#### Exercise goal:
Every line holding the string "draw" should be gathered.

---------- Source excerpt

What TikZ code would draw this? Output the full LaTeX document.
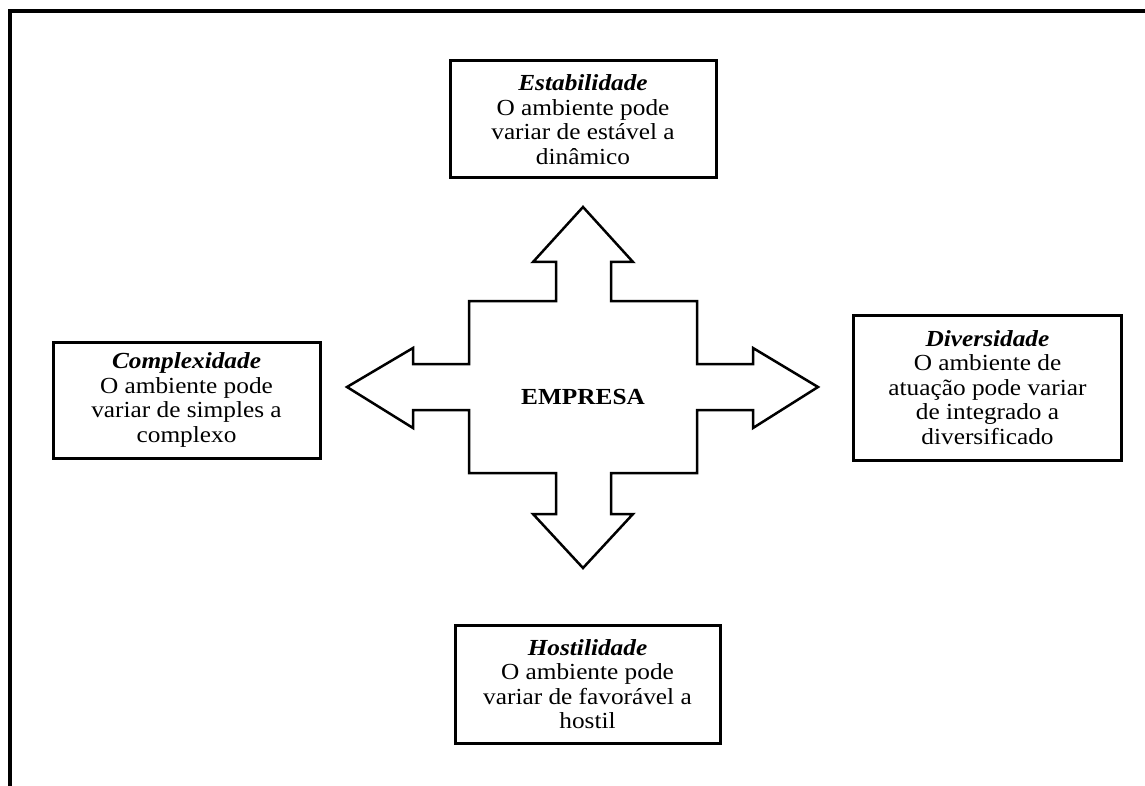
\documentclass[tikz,border=0pt]{standalone}
\usepackage{fontspec}
\setmainfont{Liberation Serif}[FakeStretch=1.1]
\usepackage{tikz}
\usetikzlibrary{positioning}

\begin{document}
\begin{tikzpicture}[x=1pt, y=-1pt,
  envbox/.style={draw,line width=3pt,align=center,inner sep=0pt,font=\fontsize{23}{24.5}\selectfont},
  every node/.style={font=\fontsize{23}{24.5}\selectfont}]
\useasboundingbox (0,0) rectangle (1145,786);
% outer frame, cut at right and bottom
\draw[line width=4pt] (9.5,786) -- (9.5,11.3) -- (1145,11.3);
% four-way arrow
\draw[line width=2.5pt,line join=miter]
  (583,207) -- (633,262) -- (611,262) -- (611,301) -- (697,301) -- (697,364)
  -- (753,364) -- (753,348) -- (818,387) -- (753,428) -- (753,410) -- (697,410)
  -- (697,473) -- (611,473) -- (611,514) -- (633,514) -- (583,568) -- (533,514)
  -- (556,514) -- (556,473) -- (469,473) -- (469,410) -- (413,410) -- (413,428)
  -- (347,387) -- (413,348) -- (413,364) -- (469,364) -- (469,301) -- (556,301)
  -- (556,262) -- (533,262) -- cycle;
\node (emp) at (583,397) {\textbf{EMPRESA}};
% the four boxes
\node[envbox,minimum width=266pt,minimum height=117pt] (est) at (583,119.5)
  {\textbf{\textit{Estabilidade}}\\O ambiente pode\\variar de estável a\\dinâmico};
\node[envbox,minimum width=267pt,minimum height=116pt] (comp) at (186.5,400)
  {\textbf{\textit{Complexidade}}\\O ambiente pode\\variar de simples a\\complexo};
\node[envbox,minimum width=268pt,minimum height=145pt] (div) at (987.5,387.5)
  {\textbf{\textit{Diversidade}}\\O ambiente de\\atuação pode variar\\de integrado a\\diversificado};
\node[envbox,minimum width=265pt,minimum height=118pt] (host) at (587.5,684)
  {\textbf{\textit{Hostilidade}}\\O ambiente pode\\variar de favorável a\\hostil};
\end{tikzpicture}
\end{document}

--------------------

#### Solution to this exercise:
What TikZ code would draw this? Output the full LaTeX document.
  envbox/.style={draw,line width=3pt,align=center,inner sep=0pt,font=\fontsize{23}{24.5}\selectfont},
\draw[line width=4pt] (9.5,786) -- (9.5,11.3) -- (1145,11.3);
\draw[line width=2.5pt,line join=miter]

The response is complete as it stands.